Depending on your source, between 100,000 and 300,000 patients die in US hospitals every year due to potentially preventable, in-hospital medical errors. Many more are wounded.
100,000-300,000 is a wide range. So, let’s be conservative and call it 100,000. Now, contrast that with the number of deaths that occur in all of U.S. industry per year—4,340 last year.
There’s nothing different about reducing employee injuries and deaths and patient injuries and deaths. The approach is identical. If you want different results, you need to change the system that’s causing the current results.
In the case of patient or employee deaths, two things need to change—the way work is done and the culture that establishes the underlying values of the organization.
Thanks to Johns Hopkins physician Dr. Peter Pronovost and others, the simple surgical checklist during major operations has been found to lower the incidence of deaths and complications by more than one third. The checklist is usually a single page that requires only a few minutes to complete at three critical junctures of operative care: before anesthesia is administered, before skin incision, and before the patient is removed from the operating room.

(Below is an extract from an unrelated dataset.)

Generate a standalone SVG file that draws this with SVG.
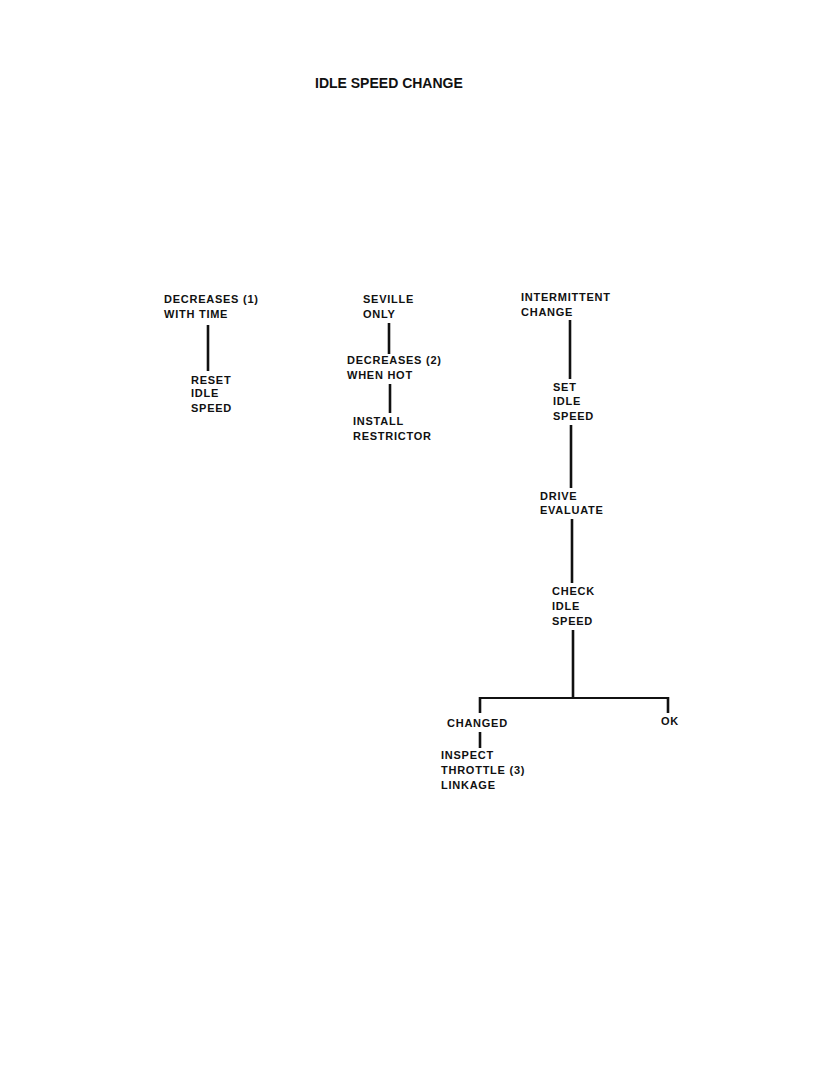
<svg xmlns="http://www.w3.org/2000/svg" width="834" height="1088" viewBox="0 0 834 1088">
<style>
text{font-family:"Liberation Sans",Arial,sans-serif;font-weight:bold;fill:#111}
.t{font-size:11px;letter-spacing:0.75px}
.title{font-size:14px}
.c line{stroke:#111;stroke-width:2.6;stroke-linecap:butt}
</style>
<rect width="834" height="1088" fill="#fff"/>
<text class="title" x="315" y="88">IDLE SPEED CHANGE</text>
<g id="decreases1"><text class="t" x="164" y="303">DECREASES (1)</text><text class="t" x="164" y="318">WITH TIME</text></g>
<g id="reset"><text class="t" x="191" y="384">RESET</text><text class="t" x="191" y="397">IDLE</text><text class="t" x="191" y="412">SPEED</text></g>
<g id="seville"><text class="t" x="363" y="303">SEVILLE</text><text class="t" x="363" y="318">ONLY</text></g>
<g id="decreases2"><text class="t" x="347" y="364">DECREASES (2)</text><text class="t" x="347" y="379">WHEN HOT</text></g>
<g id="install"><text class="t" x="353" y="425">INSTALL</text><text class="t" x="353" y="440">RESTRICTOR</text></g>
<g id="intermittent"><text class="t" x="521" y="301">INTERMITTENT</text><text class="t" x="521" y="316">CHANGE</text></g>
<g id="set"><text class="t" x="553" y="391">SET</text><text class="t" x="553" y="405">IDLE</text><text class="t" x="553" y="420">SPEED</text></g>
<g id="drive"><text class="t" x="540" y="500">DRIVE</text><text class="t" x="540" y="514">EVALUATE</text></g>
<g id="check"><text class="t" x="552" y="595">CHECK</text><text class="t" x="552" y="610">IDLE</text><text class="t" x="552" y="625">SPEED</text></g>
<g id="changed"><text class="t" x="447" y="727">CHANGED</text></g>
<g id="ok"><text class="t" x="661" y="725">OK</text></g>
<g id="inspect"><text class="t" x="441" y="759">INSPECT</text><text class="t" x="441" y="774">THROTTLE (3)</text><text class="t" x="441" y="789">LINKAGE</text></g>
<g id="connectors" class="c">
<line x1="208" y1="325" x2="208" y2="371"/>
<line x1="389" y1="323" x2="389" y2="354"/>
<line x1="390" y1="384" x2="390" y2="413"/>
<line x1="570" y1="320" x2="570" y2="379"/>
<line x1="571" y1="425" x2="571" y2="488"/>
<line x1="572" y1="519" x2="572" y2="583"/>
<line x1="573" y1="630" x2="573" y2="698"/>
<line x1="479" y1="698" x2="669" y2="698" style="stroke-width:2.2"/>
<line x1="480" y1="697" x2="480" y2="713"/>
<line x1="668" y1="697" x2="668" y2="713"/>
<line x1="480" y1="732" x2="480" y2="748"/>
</g>
</svg>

Checklists aren’t new. Airline pilots have been using them for years. Checklists have been part of what’s often referred to as standard work in many industries for a long time. They work and they’re easy to make work because all you have to do is follow the list. What’s not easy is shifting the culture of an organization from one where the surgeon is the master of the operating room universe to one where all OR occupants work as a fluid team.
This culture shift doesn’t start in the OR. It starts in the office of the CEO and it needs to include every leader in the hospital, whether it’s the chief of the medical staff, chief of surgery, chief resident or the “chief” of human resources.
Shifting the culture requires a re-clarification of roles and expectations of each person in the hospital. It means measurement, communication, learning and development, work processes, technology and rewards and recognition all need to be focused laser-like on becoming and remaining a zero accident institution and nothing less. Checklists are part of the hard, technical aspect of change. Shifting the underlying values within a hospital or any other organization is the soft side of change.
But checklists are easy. Culture is hard.